Some small improvements I've observed since the changes.
- Usually, the number of received packets in 30 seconds is about 8K (drop about 22K). Now, it's usually about 10K received packets, 20K dropped packets.
- When the index rollover size was 50GB, on the Indexing Rate chart on Kibana for the current ES index, the Indexing Rate fluctuates between 20 and 30K/s. After changing the size to 40GB, it fluctuates less, between 26 and 29K/s.
Not sure if this matters, but I also noticed that when the index rollover size was 50GB, the index's merges.total_throttled_time_in_millis
can be as high as 50% of merges.total_time_in_millis
. I got this by looking at the Stats of the index under Index Management. For example, I would see (for past indices)
"merges": {
"current": 0,
"current_docs": 0,
"current_size_in_bytes": 0,
"total": 178,
"total_time_in_millis": 5675026,
"total_docs": 62632665,
"total_size_in_bytes": 65673150397,
"total_stopped_time_in_millis": 13460,
"total_throttled_time_in_millis": 2712266,
"total_auto_throttle_in_bytes": 67806790
}
After changing the rollover size to 40GB, this has decreased to about 25-30%, e.g.
"merges": {
"current": 0,
"current_docs": 0,
"current_size_in_bytes": 0,
"total": 1639,
"total_time_in_millis": 10781764,
"total_docs": 158044730,
"total_size_in_bytes": 171873293917,
"total_stopped_time_in_millis": 10079,
"total_throttled_time_in_millis": 3052129,
"total_auto_throttle_in_bytes": 132788866
}
The number of merges seems to have increased, though.
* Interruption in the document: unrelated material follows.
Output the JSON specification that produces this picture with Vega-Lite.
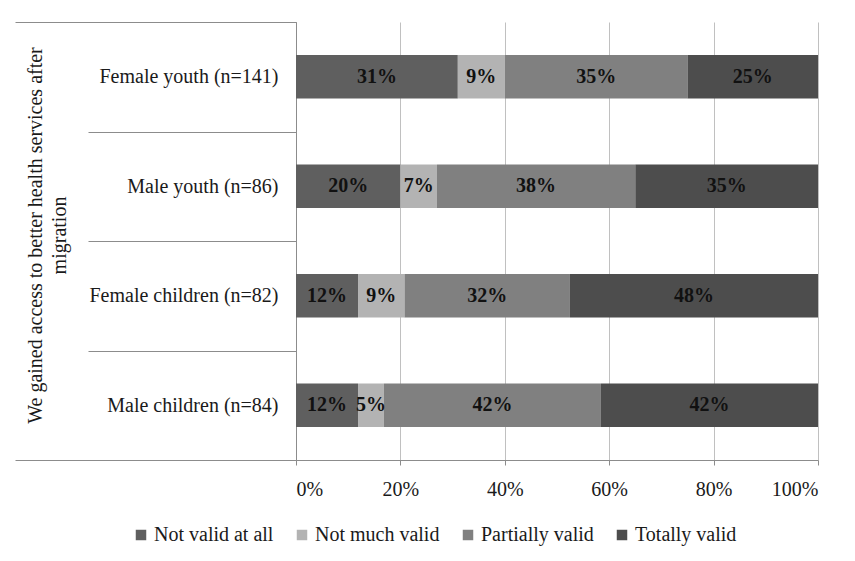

Something else I observed:
As I mentioned previously, about every 3 minutes, I get zero packet drop and all packets are received for about 2 min, then the packets start dropping again. This usually occurs when memstats.gc_next
and memstats.memory_alloc
are the lowest compared to a few minutes before and after.
The indexing rate drops to 0 at around the same time the packet drop decreases to 0 (about 30K packets received at this time). Indexing rate stays at 0 for about 20-40 seconds before increasing, while packet drop remains at 0 for about 2 more min.
What else can I try?